Once the readiness assessment is successfully completed, the UAB Comprehensive Cancer Center will work closely with SAMC to support its cancer program's growth by providing access to UAB's best practices in cancer care, access to clinical trials and support services, physician and nursing education and access to research expertise and resources.
The UAB Comprehensive Cancer Center is the only National Cancer Institute-designated Comprehensive Cancer Center in Alabama and the Deep South and one of only 40 in the nation. The UAB Comprehensive Cancer Center is also a founding member of the National Comprehensive Cancer Network (NCCN), the internationally recognized provider of oncology clinical guidelines, standards and protocols.
SAMC Cancer Facts
- SAMC treated 1,085 cancer cases – more than any other hospital in the region.
- We have two satellite locations – Marianna, FL and Enterprise.
- Of the 1,085 cases, 604 were male and 481 were female.
- Breast cancer was the most diagnosed cancer among women treated at SAMC with 214 cases.
- Prostate cancer was the most diagnosed cancer among men treated at SAMC with 185 cases.
- Lung Cancer was second most diagnosed cancer treated at SAMC with a total of 174 cases diagnosed in men and women – 103 men/71 women.
Source: Southeast Cancer Center's 2010 Annual Report
General Cancer Statistics
- It is estimated that about 1.5 million Americans were diagnosed with cancer in 2010.

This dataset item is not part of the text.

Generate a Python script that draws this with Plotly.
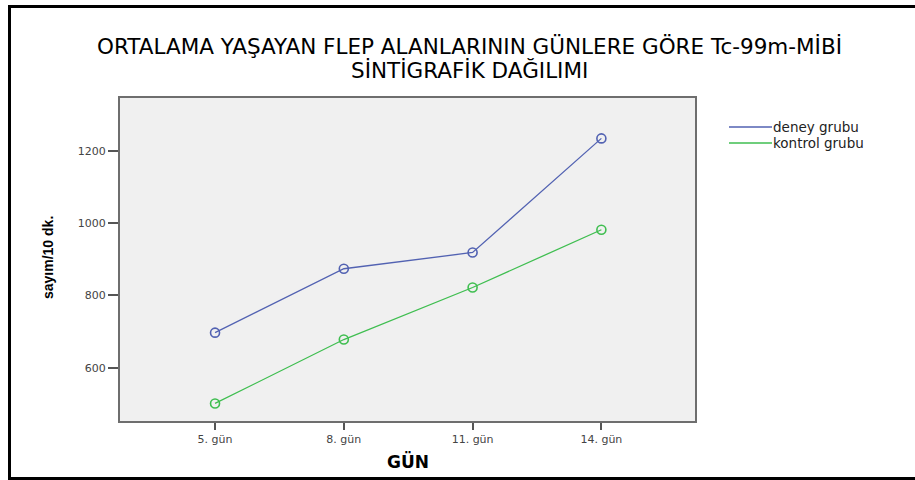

- In the United States, cancer is the second leading cause of death, responsible for 1 in 4 deaths.
- One of every two men and one of every three women will get cancer in their lifetimes.
- Overall cancer rates are higher for whites and blacks than for Asians/Pacific Islanders.
- Approximately 5 percent of cancers are hereditary.
- Lung cancer is the most common fatal cancer in men and women.
- Prostate cancer is the most common cancer for men of all races, followed by lung cancer and colorectal cancer.
- Breast cancer is the most prevalent cancer among women, regardless of race.
- More than one million cases of nonmelanoma skin cancer will be diagnosed this year.
- About 77 percent of all cancers are diagnosed in patients aged 55 or older.
- For children aged 14 and younger, the most common cancers are leukemias. Today, more than 80 percent of children diagnosed with leukemia survive.
- Fewer than 5 percent of adults diagnosed with cancer will participate in a clinical trial. Lung, breast, prostate and colon cancers have the highest number of clinical trials devoted to them -- more than 40 percent of all clinical trials.
- More than 30 percent of cancer could be prevented. Tobacco use, alcohol use, poor diet, and physical inactivity have been shown to provide increased risk in developing cancer.
- The five year relative survival rate for female breast cancer patients has improved from 63 percent in the early 1960s to 90 percent today.
- Nearly two-thirds of all cancer patients will receive radiation therapy during their illness.
- About 11.1 million Americans are cancer survivors.